– За систематическое нарушение обязательств, – ответила она мне.
– Ничего я не нарушал!
– Вам было велено ежедневно являться на осмотр. У вас сотрясение мозга. Забыли?
– Как я могу это забыть. – Дурацкая усмешка все-таки прорвалась.
– Почему тогда уже четвертый день я вас не вижу? – Она все еще держала строгость.
– Виноват, исправлюсь! – глуповато пошутил я.
– Как бы уже поздно не было! – вздохнула она и наконец-то улыбнулась, но улыбка эта была холодновата.
Сухо треснуло полено в костре, сноп искр выстрелил в сторону Коваля, ветер подхватил угольки и утащил в сумерки. В прорехе облаков уже мигала яркая звезда.
– Завтра в двенадцать постарайтесь быть, – сказала она официальным тоном. – Потому что вечером наш госпиталь передислоцируют.
– А нам что, врачей не надо? – встрепенулся Коваль.
– У вас будут другие. Возможно, получше, – ответила она и, с размаху всучив Попову кружку, поднялась. – Так что – желаю удачи, товарищи разведчики!
Бойцы нестройно попрощались, и она быстрой, решительной походкой ушла от костра. Я оглядел ребят: все они смотрели ей вслед, только Попов, морщась, тряс ошпаренные кипятком руки. Чтобы скрыть смущение, я достал папиросу, прикурил от щепки.
– Догоняй, дурак! – донесся тихий бас.
Сказать это мог только Федотов, но солдат сидел с равнодушным лицом, меланхолично отхлебывал чай. Я крепко затянулся, а потом, приняв решение, сорвался с места.
Она стояла на пригорке. Прямо под тем дубом, на котором мы с Нурбаевым случайно повесили немецкого «языка». Дерево уже почти совсем облетело, и голые, резко изогнутые ветки темнели на фоне догорающего неба, как трещины.
Ветер пластами загибал сухую траву, уходящую по косогору туда, где чернел изгиб реки. Где-то далеко-далеко работала артиллерия, до нас долетали только мягкие, похожие на гром перекаты.
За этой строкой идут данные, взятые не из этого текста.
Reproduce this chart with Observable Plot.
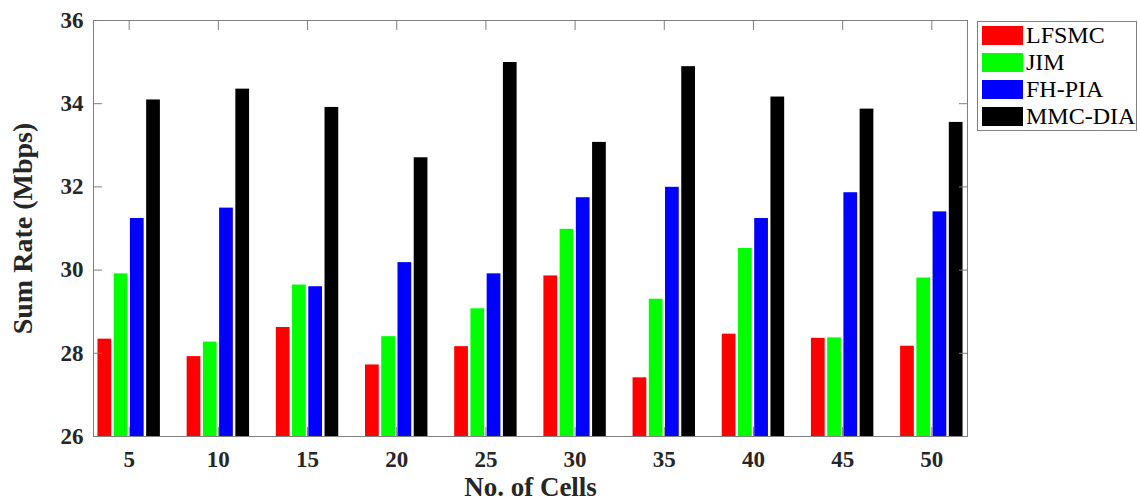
<!DOCTYPE html>
<html><head><meta charset="utf-8">
<script src="https://cdn.jsdelivr.net/npm/d3@7"></script>
<script src="https://cdn.jsdelivr.net/npm/@observablehq/plot@0.6"></script>
<style>
body{margin:0;background:#fff}
#wrap{position:relative;width:1138px;height:503px;font-family:"Liberation Serif","Times New Roman",serif}
#legend{position:absolute;left:977px;top:21px;width:160px;height:110px;border:1px solid #7f7f7f;box-sizing:border-box;background:#fff}
.row{position:absolute;left:4px;height:19px;display:flex;align-items:center}
.sw{width:41px;height:19px;box-sizing:border-box}
.lab{margin-left:3px;font-size:24px;line-height:19px;color:#000;white-space:nowrap}
</style></head><body>
<div id="wrap"><div id="chart"></div><div id="legend"></div></div>
<script>
const cells = [5, 10, 15, 20, 25, 30, 35, 40, 45, 50];
const series = ["LFSMC", "JIM", "FH-PIA", "MMC-DIA"];
const colors = ["#ff0000", "#00ff00", "#0000ff", "#000000"];
const lfsmc  = [28.34, 27.92, 28.62, 27.72, 28.16, 29.86, 27.41, 28.46, 28.36, 28.17];
const jim    = [29.91, 28.27, 29.64, 28.40, 29.07, 30.98, 29.30, 30.52, 28.37, 29.81];
const fhpia  = [31.24, 31.49, 29.60, 30.18, 29.91, 31.74, 31.99, 31.24, 31.86, 31.40];
const mmcdia = [34.09, 34.35, 33.91, 32.70, 34.99, 33.07, 34.89, 34.16, 33.87, 33.55];
const yTicks = [26, 28, 30, 32, 34, 36];
const xLabel = "No. of Cells";
const yLabel = "Sum Rate (Mbps)";

const seriesValues = [lfsmc, jim, fhpia, mmcdia];
const rows = series.flatMap((s, i) => cells.map((c, j) => ({cells: c, series: s, value: seriesValues[i][j]})));

const groupW = 62.4, barW = 13.7, pitch = (groupW - barW) / 3;
const gray = "#7f7f7f", ink = "#262626";

const bars = series.map((s, i) => Plot.barY(rows.filter(d => d.series === s), {
  x: "cells", y1: yTicks[0], y2: "value", fill: colors[i],
  insetLeft: i * pitch, insetRight: groupW - barW - i * pitch
}));

const chart = Plot.plot({
  width: 1138, height: 503,
  marginLeft: 93, marginRight: 171, marginTop: 20, marginBottom: 67,
  style: {fontFamily: '"Liberation Serif", "Times New Roman", serif', background: "#fff"},
  x: {type: "band", domain: cells, paddingInner: 0.3, paddingOuter: 0.05, round: false, label: null},
  y: {domain: [yTicks[0], yTicks[yTicks.length - 1]], label: null},
  marks: [
    ...bars,
    Plot.axisX({anchor: "bottom", tickSize: -9, tickFormat: () => "", stroke: gray, label: null}),
    Plot.axisX({anchor: "top", tickSize: -9, tickFormat: () => "", stroke: gray, label: null}),
    Plot.axisX({anchor: "bottom", tickSize: 0, tickPadding: 14, fontSize: 23, fontWeight: "bold", fill: ink, label: null}),
    Plot.axisY({anchor: "left", ticks: yTicks, tickSize: -9, tickFormat: () => "", stroke: gray, label: null}),
    Plot.axisY({anchor: "right", ticks: yTicks, tickSize: -9, tickFormat: () => "", stroke: gray, label: null}),
    Plot.axisY({anchor: "left", ticks: yTicks, tickSize: 0, tickPadding: 10, fontSize: 23, fontWeight: "bold", fill: ink, label: null}),
    Plot.frame({stroke: gray}),
    Plot.text([yLabel], {frameAnchor: "left", text: d => d, rotate: -90, dx: -70, textAnchor: "middle", lineAnchor: "middle", fontSize: 28, fontWeight: "bold", fill: ink}),
    Plot.text([xLabel], {frameAnchor: "bottom", text: d => d, dy: 51, textAnchor: "middle", lineAnchor: "middle", fontSize: 27, fontWeight: "bold", fill: ink})
  ]
});
document.getElementById("chart").appendChild(chart);

const legend = document.getElementById("legend");
series.forEach((s, i) => {
  const row = document.createElement("div");
  row.className = "row";
  row.style.top = (4 + i * 27) + "px";
  const sw = document.createElement("div");
  sw.className = "sw";
  sw.style.background = colors[i];
  const lab = document.createElement("span");
  lab.className = "lab";
  lab.textContent = s;
  row.appendChild(sw); row.appendChild(lab);
  legend.appendChild(row);
});
</script>
</body></html>
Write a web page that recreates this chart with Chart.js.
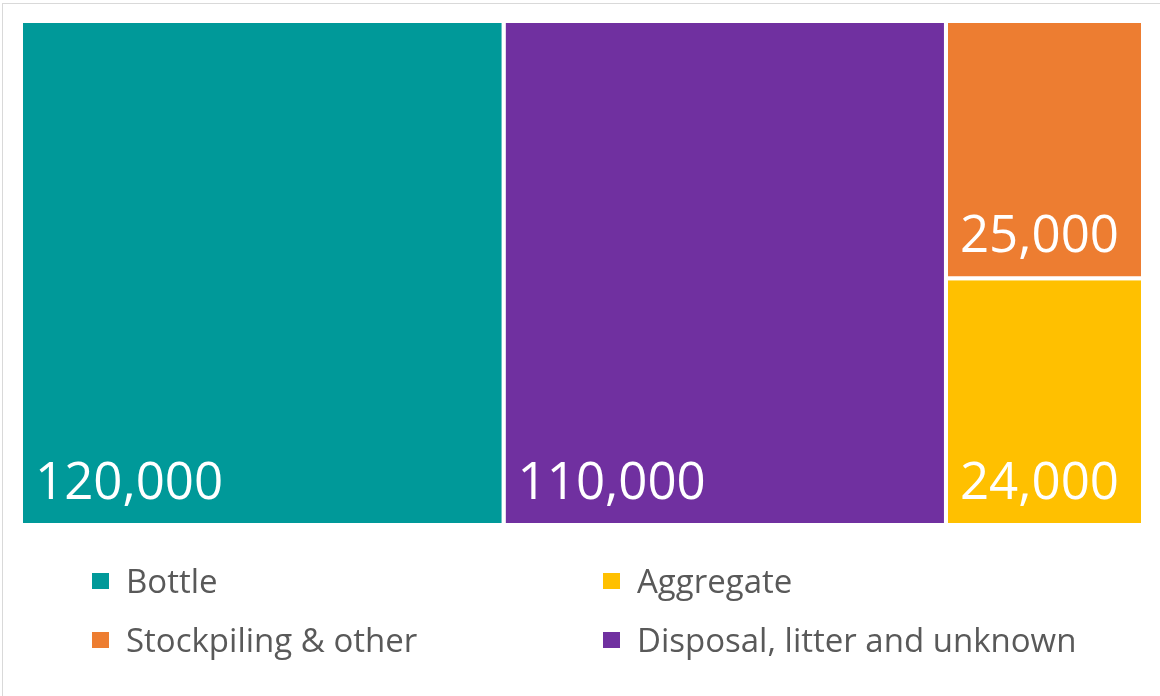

Она стояла ко мне спиной, прядь волос трепыхалась, как паутинка, над самым ухом. Я сбавил темп, подошел почти буднично. Встал рядом, мельком оценив ее лицо: спокойное, даже равнодушное.
– Подумал, что это неважно? – спросила она, не повернувшись
– Не знаю. – Напряженность куда-то спала, я говорил свободно.
– Всегда боялась упустить свой случай.
– А почему ты уверена, что это он?
– Я должна была встретится с ним здесь. На этом самом месте.
– Здесь?
– Здесь. Под дубом. Я местная, из Ельска. Бабушка рассказывала, что этот дуб посадил ее отец.
– Лена, я даже не знаю, вернусь ли завтра.
Она повернулась с легкой снисходительной улыбкой:
– А ты пообещай.
Сдернула с головы пилотку, густая копна волос хлынула вниз и, подхваченная ветром, со всего размаху хлестнула меня по лицу…
Я выбрался к нашему блиндажу, когда традиционная ночная перестрелка подходила к концу. Над лесом еще стояло эхо разрывов, но артиллерия уже смолкла. Винтовочный треск тоже пошел на убыль.
Присев на бревно возле остывшего костра, я поворошил веточкой золу, раскопал яркий уголек, выбросил к ногам, подцепил кончиком папиросы, прикурил.
– С возвращеньицем! – язвительно поздравил из темноты голос Коваля.
Прищурившись, разглядел над темным провалом входа его голову.
– Не серчай, сержант, – попросил я миролюбиво. – Самое время собираться. Пока дойдем, они как раз угомонятся.
– Ну-ну, – протянул Коваль, но уже без раздражения. – Ладно. Через десять минут выходим.
Он нырнул в блиндаж, и вскоре оттуда донеслось сонное мычание вперемешку с гневным шепотом. Потом наружу, поеживаясь от холода, выбралась невысокая фигура. Я узнал Нурбаева.